> [What is required]:
Produce an exact transcription of the listing below, omitting the pictures.

> [Dataset extract]:
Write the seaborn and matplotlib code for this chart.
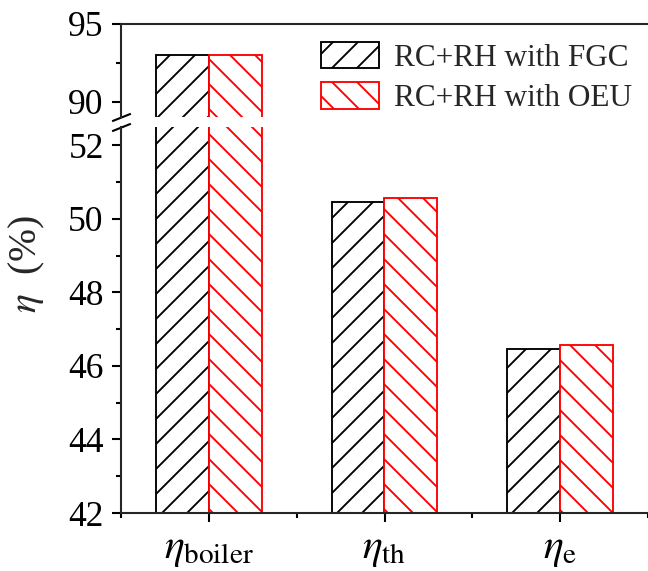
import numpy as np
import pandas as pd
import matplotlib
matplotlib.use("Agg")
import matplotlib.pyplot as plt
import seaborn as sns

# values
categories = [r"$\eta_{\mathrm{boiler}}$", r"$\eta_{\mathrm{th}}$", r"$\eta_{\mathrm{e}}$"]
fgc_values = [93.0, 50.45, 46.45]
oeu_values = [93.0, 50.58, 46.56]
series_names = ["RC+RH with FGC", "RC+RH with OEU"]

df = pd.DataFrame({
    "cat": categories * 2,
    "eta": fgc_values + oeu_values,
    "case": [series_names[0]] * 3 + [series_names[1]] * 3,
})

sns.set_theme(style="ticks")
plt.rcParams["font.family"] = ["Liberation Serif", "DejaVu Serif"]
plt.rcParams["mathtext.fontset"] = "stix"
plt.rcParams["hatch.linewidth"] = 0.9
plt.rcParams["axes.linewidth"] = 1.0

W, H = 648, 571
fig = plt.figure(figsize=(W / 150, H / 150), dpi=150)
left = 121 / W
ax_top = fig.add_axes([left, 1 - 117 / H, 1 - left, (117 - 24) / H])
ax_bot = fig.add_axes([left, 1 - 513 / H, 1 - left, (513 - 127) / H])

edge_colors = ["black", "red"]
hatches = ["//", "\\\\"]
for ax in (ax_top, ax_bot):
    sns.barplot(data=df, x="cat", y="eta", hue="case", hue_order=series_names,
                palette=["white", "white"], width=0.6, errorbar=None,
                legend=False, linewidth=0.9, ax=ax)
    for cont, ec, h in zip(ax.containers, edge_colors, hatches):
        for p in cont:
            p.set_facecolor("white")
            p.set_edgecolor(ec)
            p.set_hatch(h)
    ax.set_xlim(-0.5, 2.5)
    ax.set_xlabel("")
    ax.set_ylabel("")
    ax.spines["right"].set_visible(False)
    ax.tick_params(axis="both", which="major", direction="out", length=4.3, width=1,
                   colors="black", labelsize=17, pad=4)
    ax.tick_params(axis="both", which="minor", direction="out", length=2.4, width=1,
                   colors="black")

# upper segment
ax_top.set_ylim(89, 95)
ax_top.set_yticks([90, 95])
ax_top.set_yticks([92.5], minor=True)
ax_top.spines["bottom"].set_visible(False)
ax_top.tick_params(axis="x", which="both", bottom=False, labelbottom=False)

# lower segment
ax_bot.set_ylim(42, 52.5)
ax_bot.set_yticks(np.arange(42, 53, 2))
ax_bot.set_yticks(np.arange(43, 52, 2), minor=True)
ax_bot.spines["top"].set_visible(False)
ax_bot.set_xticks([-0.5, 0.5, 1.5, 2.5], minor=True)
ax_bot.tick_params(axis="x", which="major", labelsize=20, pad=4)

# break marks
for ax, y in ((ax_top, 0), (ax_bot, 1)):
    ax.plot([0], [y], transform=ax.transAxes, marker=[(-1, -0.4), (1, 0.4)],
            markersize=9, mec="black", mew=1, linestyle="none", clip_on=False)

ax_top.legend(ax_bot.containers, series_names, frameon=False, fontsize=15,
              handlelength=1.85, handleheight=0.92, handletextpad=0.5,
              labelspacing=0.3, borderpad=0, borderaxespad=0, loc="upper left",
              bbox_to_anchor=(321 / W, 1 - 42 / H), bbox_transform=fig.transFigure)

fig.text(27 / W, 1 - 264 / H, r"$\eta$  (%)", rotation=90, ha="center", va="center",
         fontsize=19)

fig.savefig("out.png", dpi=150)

> [Solution for this task]:
Write the seaborn and matplotlib code for this chart.
import numpy as np
import pandas as pd
import matplotlib
matplotlib.use("Agg")
import matplotlib.pyplot as plt
import seaborn as sns

# values
categories = [r"$\eta_{\mathrm{boiler}}$", r"$\eta_{\mathrm{th}}$", r"$\eta_{\mathrm{e}}$"]
fgc_values = [93.0, 50.45, 46.45]
oeu_values = [93.0, 50.58, 46.56]
series_names = ["RC+RH with FGC", "RC+RH with OEU"]

df = pd.DataFrame({
    "cat": categories * 2,
    "eta": fgc_values + oeu_values,
    "case": [series_names[0]] * 3 + [series_names[1]] * 3,
})

sns.set_theme(style="ticks")
plt.rcParams["font.family"] = ["Liberation Serif", "DejaVu Serif"]
plt.rcParams["mathtext.fontset"] = "stix"
plt.rcParams["hatch.linewidth"] = 0.9
plt.rcParams["axes.linewidth"] = 1.0

W, H = 648, 571
fig = plt.figure(figsize=(W / 150, H / 150), dpi=150)
left = 121 / W
ax_top = fig.add_axes([left, 1 - 117 / H, 1 - left, (117 - 24) / H])
ax_bot = fig.add_axes([left, 1 - 513 / H, 1 - left, (513 - 127) / H])

edge_colors = ["black", "red"]
hatches = ["//", "\\\\"]
for ax in (ax_top, ax_bot):
    sns.barplot(data=df, x="cat", y="eta", hue="case", hue_order=series_names,
                palette=["white", "white"], width=0.6, errorbar=None,
                legend=False, linewidth=0.9, ax=ax)
    for cont, ec, h in zip(ax.containers, edge_colors, hatches):
        for p in cont:
            p.set_facecolor("white")
            p.set_edgecolor(ec)
            p.set_hatch(h)
    ax.set_xlim(-0.5, 2.5)
    ax.set_xlabel("")
    ax.set_ylabel("")
    ax.spines["right"].set_visible(False)
    ax.tick_params(axis="both", which="major", direction="out", length=4.3, width=1,
                   colors="black", labelsize=17, pad=4)
    ax.tick_params(axis="both", which="minor", direction="out", length=2.4, width=1,
                   colors="black")

# upper segment
ax_top.set_ylim(89, 95)
ax_top.set_yticks([90, 95])
ax_top.set_yticks([92.5], minor=True)
ax_top.spines["bottom"].set_visible(False)
ax_top.tick_params(axis="x", which="both", bottom=False, labelbottom=False)

# lower segment
ax_bot.set_ylim(42, 52.5)
ax_bot.set_yticks(np.arange(42, 53, 2))
ax_bot.set_yticks(np.arange(43, 52, 2), minor=True)
ax_bot.spines["top"].set_visible(False)
ax_bot.set_xticks([-0.5, 0.5, 1.5, 2.5], minor=True)
ax_bot.tick_params(axis="x", which="major", labelsize=20, pad=4)

# break marks
for ax, y in ((ax_top, 0), (ax_bot, 1)):
    ax.plot([0], [y], transform=ax.transAxes, marker=[(-1, -0.4), (1, 0.4)],
            markersize=9, mec="black", mew=1, linestyle="none", clip_on=False)

ax_top.legend(ax_bot.containers, series_names, frameon=False, fontsize=15,
              handlelength=1.85, handleheight=0.92, handletextpad=0.5,
              labelspacing=0.3, borderpad=0, borderaxespad=0, loc="upper left",
              bbox_to_anchor=(321 / W, 1 - 42 / H), bbox_transform=fig.transFigure)

fig.text(27 / W, 1 - 264 / H, r"$\eta$  (%)", rotation=90, ha="center", va="center",
         fontsize=19)

fig.savefig("out.png", dpi=150)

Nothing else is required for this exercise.